Physical access control has been used for many thousands of years. A wall, a locked door and a moat are examples of physically restricting access.
When we physically restrict entry, we must also provide a practical way to gain access. A modern example of physical access control is the doorman in front of a building. The doorman’s job is to provide entry to those who are authorized. The other part of the job involves keeping out those who should not enter. The doorman knows or determines who does and does not gain access. The doorman must be at the door either during business hours or whenever access may be required.
A less expensive form of controlling access is a mechanical lock that performs a similar, however, simpler and less distinguishable method of controlling access. Only the keys with the correct bittings are able to unlock the lock mechanism. The mechanical lock mechanism is not able to determine who or how many people desire or gain access or if the door is left unsecured. In this situation, the mechanical lock offers an all or nothing choice.
An inherent problem with mechanical locks is the ability to give the key to someone else or possibly duplicate the key. High security lock manufacturers offer patent protection for their locks and keys that limit the ability of someone creating a key.
In addition, most mechanical locks can be manipulated and some can be bypassed surreptitiously, leaving no evidence of the unauthorized entry.
Most mechanical locks only require one credential to gain access: the key. There are locks and applications, such as vault door that require two persons, each with a different key or code to be entered in order to gain access. Multiple padlocks using a safety lockout hasp can require up to six padlocks be unlocked and removed in order to gain access.
Locksmiths can electrify a mechanical lock to provide remote access. For example, a receptionist can press a momentary button that unlocks the door locking mechanism, providing access.
We can add a switch to a mechanical mortise lock that activates when a proper key is inserted and rotated retracting the latch bolt.

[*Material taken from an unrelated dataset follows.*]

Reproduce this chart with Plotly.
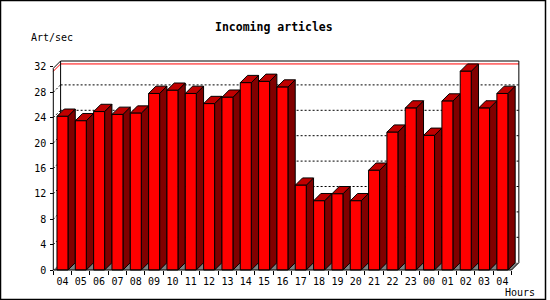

The switch can be used to activate a video camera, shunt an alarm, etc. Depending upon how the switch is wired, it can control the operation of more than one function.
To gain more ways to control and restrict access, we take an electrified lock and add electronics, expanding the capabilities. Probably the first advantage of an electromechanical lock is the choice of electronic credentials. These include a keypad and codes, electronic cards including magstripe, proximity and smart cards, and biometrics including fingerprint, facial characteristics and retina scans. The more exotic the lock’s technology, the more expensive the lock. However, not every facility requires networked locks, biometrics or smart card technology.
An advantage of electromechanical locks is employees, especially maintenance and security personnel, no longer have to carry rings of keys for access.
Mechanical override is an important consideration. If the electronics stop functioning, a mechanical override can be a lifesaver. On the other hand, mechanical override is not monitored on some electromechanical locks, permitting someone to use a key in order to gain access at anytime without a record.
Requiring more than one credential can provide a higher level of security. However, just like unauthorized persons learning methods to bypass mechanical locks, there are people and products that can bypass some of the electromechanical lock technologies. This is another reason for having dual or even triple credentials and adding CCTV for the purpose of making sure the persons who gain access are those who should gain access.
Wireless communication means no wires to transfer the information to a personal computer or to another lock.
Probably one of the most important features of an electromechanical lock is the capability of controlling access offering a choice of authorization credentials.